Aquellas Semanas Santas del decenio de los sesenta del pasado siglo, no podían ser consideradas vacaciones, sino devociones. Todos deseábamos la vuelta al colegio para afrontar el último trimestre. El Viernes Santo, acuciado por el ayuno y la abstinencia, nuestro hermano menor Álvaro dio buena cuenta de un bocadillo de chorizo de Pamplona. Sucede en las familias numerosas. Cuando sólo uno de dieciocho se zampa un bocadillo de chorizo – Pamplona y Cantimpalos eran los favoritos–, toda la casa, y muy extensa era, olía a chorizo de Pamplona. Fue descubierto, y obligado a acudir a confesarse con el Padre Aritzimuño, que perdonó inmediatamente su carga venial, y ya absuelto le preguntó: –¿Y qué tal estaba el bocadillo?–; –cojonudo, Padre–; –pues rezarás diez Avemarías más por hablar como un estibador de muelles–.

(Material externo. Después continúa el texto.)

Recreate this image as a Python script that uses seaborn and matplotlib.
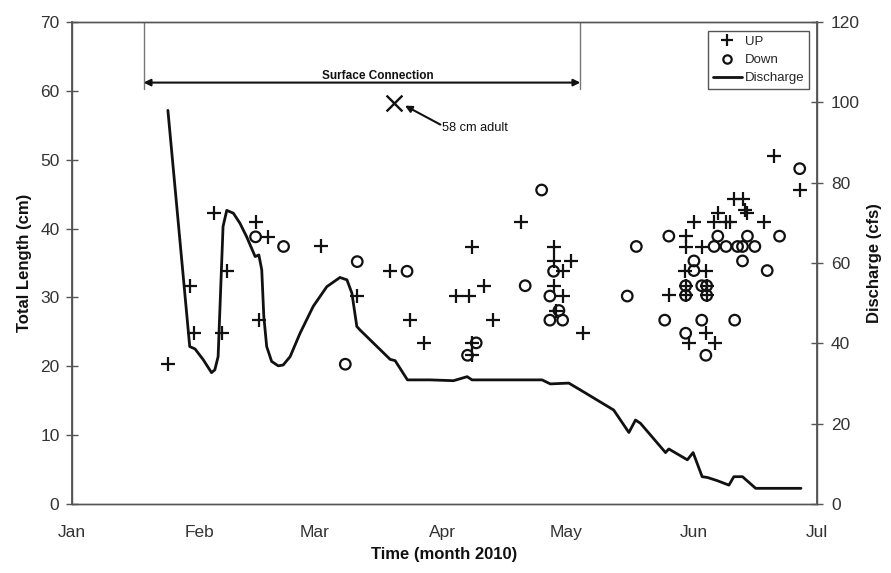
import numpy as np
import pandas as pd
import matplotlib
matplotlib.use("Agg")
import matplotlib.pyplot as plt
from matplotlib.lines import Line2D
import seaborn as sns

# Days since 1 Jan 2010 and total length (cm) of fish moving upstream
up_day = [23.3, 28.6, 29.7, 34.5, 36.5, 37.6, 44.6, 45.5, 47.5, 60.5, 69.2,
          77.3, 82.2, 85.4, 93.3, 96.4, 97.2, 97.2, 97.3, 100.2, 102.2, 109.2,
          117.2, 117.2, 117.2, 117.7, 119.3, 119.3, 121.3, 124.2,
          145.0, 148.9, 149.1, 149.1, 149.1, 149.1, 149.9, 151.1, 153.0, 154.0,
          154.2, 154.2, 154.0, 156.0, 156.1, 156.9, 158.8, 159.9, 160.8, 163.1,
          163.4, 164.1, 168.1, 170.6, 176.9]
up_len = [20.3, 31.7, 24.8, 42.3, 24.8, 33.9, 41.0, 26.7, 38.8, 37.4, 30.2,
          33.8, 26.7, 23.4, 30.2, 30.2, 23.4, 21.6, 37.3, 31.7, 26.7, 40.9,
          37.3, 35.3, 31.7, 28.1, 33.8, 30.2, 35.3, 24.8,
          30.3, 33.9, 38.9, 37.3, 31.7, 30.3, 23.4, 40.9, 37.3, 33.9,
          31.7, 30.3, 24.8, 40.9, 23.4, 42.3, 40.9, 40.9, 44.3, 44.3,
          42.7, 42.3, 40.9, 50.5, 45.6]

# Fish moving downstream
down_day = [44.6, 51.4, 66.4, 69.3, 81.4, 96.1, 98.2, 110.1, 114.1, 116.1,
            116.1, 117.0, 118.3, 119.2, 134.9, 137.1, 144.0, 145.0, 149.1,
            149.1, 149.1, 151.1, 151.1, 153.0, 153.0, 154.2, 154.2, 154.0,
            156.0, 156.9, 158.9, 161.0, 161.7, 162.9, 162.9, 164.1, 165.9,
            168.9, 171.9, 176.8]
down_len = [38.8, 37.4, 20.3, 35.2, 33.8, 21.6, 23.4, 31.7, 45.6, 30.2,
            26.7, 33.8, 28.1, 26.7, 30.2, 37.4, 26.7, 38.9, 31.7,
            30.3, 24.8, 35.3, 33.9, 31.7, 26.7, 31.7, 30.3, 21.6,
            37.4, 38.9, 37.4, 26.7, 37.4, 37.4, 35.3, 38.9, 37.4,
            33.9, 38.9, 48.7]

# Stream discharge (cfs)
q_day = [23.3, 28.6, 29.9, 31.9, 33.9, 34.7, 35.5, 36.7, 37.6, 39.2, 40.8,
         42.4, 44.5, 45.4, 46.1, 46.6, 47.3, 48.5, 50.1, 51.3, 53.0, 55.4,
         58.6, 61.9, 65.1, 66.8, 68.0, 69.2, 70.0, 77.3, 78.5, 81.5, 87.0,
         92.7, 96.0, 97.2, 114.2, 116.2, 120.7, 123.5, 131.6, 135.3, 136.9,
         138.1, 144.2, 145.0, 149.5, 150.9, 153.1, 154.4, 156.8, 159.6, 160.8,
         162.9, 166.1, 177.1]
q_cfs = [98.0, 39.2, 38.6, 35.9, 32.7, 33.4, 36.7, 69.1, 73.1, 72.4, 69.9,
         66.6, 61.6, 62.0, 58.3, 46.7, 39.2, 35.5, 34.4, 34.6, 36.7, 42.5,
         49.2, 54.1, 56.4, 55.8, 52.5, 44.2, 43.3, 36.0, 35.7, 30.9, 30.9,
         30.7, 31.7, 30.9, 30.9, 29.9, 30.1, 28.4, 23.4, 17.8, 20.9,
         20.1, 12.8, 13.7, 11.0, 12.8, 6.8, 6.6, 5.8, 4.7, 6.8,
         6.8, 3.9, 3.9]

month_days = [0, 31, 59, 90, 120, 151, 181]
month_labels = ["Jan", "Feb", "Mar", "Apr", "May", "Jun", "Jul"]

connection_start, connection_end = 17.4, 123.5
adult_day, adult_len = 78.3, 58.2

sns.set_theme(style="white")
plt.rcParams["font.family"] = ["Liberation Sans", "DejaVu Sans"]

fig = plt.figure(figsize=(8.91, 5.73), dpi=100)
ax = fig.add_axes([72 / 891, 1 - 504 / 573, 745 / 891, 482 / 573])
ax2 = ax.twinx()

ink = "#111111"
spine_c = "#555555"

up_df = pd.DataFrame({"day": up_day, "length": up_len})
down_df = pd.DataFrame({"day": down_day, "length": down_len})
q_df = pd.DataFrame({"day": q_day, "cfs": q_cfs})

sns.scatterplot(data=up_df, x="day", y="length", marker="+", s=100,
                color=ink, linewidth=1.6, ax=ax, zorder=3)
sns.scatterplot(data=down_df, x="day", y="length", marker="o", s=58,
                color=ink, linewidth=1.6, ax=ax, zorder=3)
down_coll = ax.collections[-1]
down_coll.set_facecolor("none")
down_coll.set_edgecolor(ink)

sns.lineplot(data=q_df, x="day", y="cfs", color=ink, linewidth=2,
             sort=False, estimator=None, ax=ax2)

# surface connection period
for d in (connection_start, connection_end):
    ax.plot([d, d], [60.3, 70], color="#777777", lw=1.0, zorder=2)
ax.annotate("", xy=(connection_start, 61.2), xytext=(connection_end, 61.2),
            arrowprops=dict(arrowstyle="<|-|>", color=ink, lw=1.5,
                            mutation_scale=10, shrinkA=0, shrinkB=0))
ax.text(74.4, 62.2, "Surface Connection", fontsize=8.5, fontweight="bold",
        ha="center", va="center", color=ink)

# large adult
ax.scatter([adult_day], [adult_len], marker="x", s=130, color=ink,
           linewidth=1.7, zorder=4)
ax.annotate("", xy=(80.9, 57.85), xytext=(89.5, 55.1),
            arrowprops=dict(arrowstyle="-|>", color=ink, lw=1.5,
                            mutation_scale=10, shrinkA=0, shrinkB=0))
ax.text(90.0, 54.6, "58 cm adult", fontsize=9.2, color=ink, ha="left",
        va="center")

ax.set_xlim(0, 181)
ax.set_ylim(0, 70)
ax2.set_ylim(0, 120)
ax.set_xticks(month_days)
ax.set_xticklabels(month_labels)
ax.set_yticks(np.arange(0, 71, 10))
ax2.set_yticks(np.arange(0, 121, 20))

ax.set_xlabel("Time (month 2010)", fontsize=12, fontweight="bold", color=ink)
ax.set_ylabel("Total Length (cm)", fontsize=12, fontweight="bold", color=ink)
ax2.set_ylabel("Discharge (cfs)", fontsize=12, fontweight="bold", color=ink)
ax.xaxis.set_label_coords(0.5, -0.089)
ax.yaxis.set_label_coords(-0.0537, 0.5)
ax2.yaxis.set_label_coords(1.067, 0.5)

for a in (ax, ax2):
    for sp in a.spines.values():
        sp.set_color(spine_c)
        sp.set_linewidth(1.0)
    a.tick_params(direction="inout", length=8, width=1, color=spine_c,
                  labelsize=12.5, labelcolor="#333333")
    a.grid(False)
ax.tick_params(axis="x", pad=11)
ax.tick_params(axis="y", pad=5)
ax2.tick_params(axis="y", pad=6)
ax.spines["left"].set_linewidth(1.3)
ax2.spines["right"].set_linewidth(1.3)

handles = [
    Line2D([], [], marker="+", linestyle="none", color=ink, markersize=8,
           markeredgewidth=1.6),
    Line2D([], [], marker="o", linestyle="none", color=ink, markersize=6,
           markerfacecolor="none", markeredgewidth=1.6),
    Line2D([], [], color=ink, linewidth=2),
]
leg = ax2.legend(handles, ["UP", "Down", "Discharge"], loc="upper right",
                 bbox_to_anchor=(0.989, 0.981), borderaxespad=0,
                 fontsize=9.5, frameon=True, fancybox=False, framealpha=1,
                 edgecolor="#555555", handlelength=2.2, handletextpad=0.2,
                 labelspacing=0.45, borderpad=0.35)
leg.get_frame().set_linewidth(1.0)

fig.savefig("out.png", dpi=100)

Ahora, exceptuando en los lugares donde la devoción se une a la tradición y al arte, la Semana Santa, como tal, pasa desapercibida. «Vacaciones de Primavera», dicen los pelmazos laicos y agnósticos, que por su obsesión anticristiana, son los más religiosos. No obstante, España de norte a sur y de este a oeste, se emociona el Domingo de Resurrección cuando todas las campanas son volteadas para anunciar que Cristo ha resucitado. Campanas de iglesias románicas de pueblos abandonados de la Alta Castilla, encuentran siempre las manos que necesitan para ser oídas en su comarca. Antaño podían ser exageradas las normas particulares de cada casa, pero no recuerdo un Domingo de Resurrección triste o nuboso. Siempre vencía el sol y la claridad. No se trata de una beatería, sino de una memoria continuada.

Todo ha cambiado y al cambio hay que adaptarse. Pero los que hemos vivido o padecido el rigor de aquellas Semanas Santas, guardamos un recuerdo profundo y sonriente, que lógicamente va ligado a las sombras queridas de nuestros mayores y de aquellos hermanos que ya se fueron.

Nos dirán los más furibundos creyentes, es decir, los agnósticos, que somos unos sentimentales. Pero la Semana Santa nos recuerda una vez al año, -Cristo de Mena-, que la madera de la cruz revive, que el dolor de Cristo retorna y que los brazos abiertos de su Resurrección nos alivian las desesperanzas. Y es bueno recordarlo.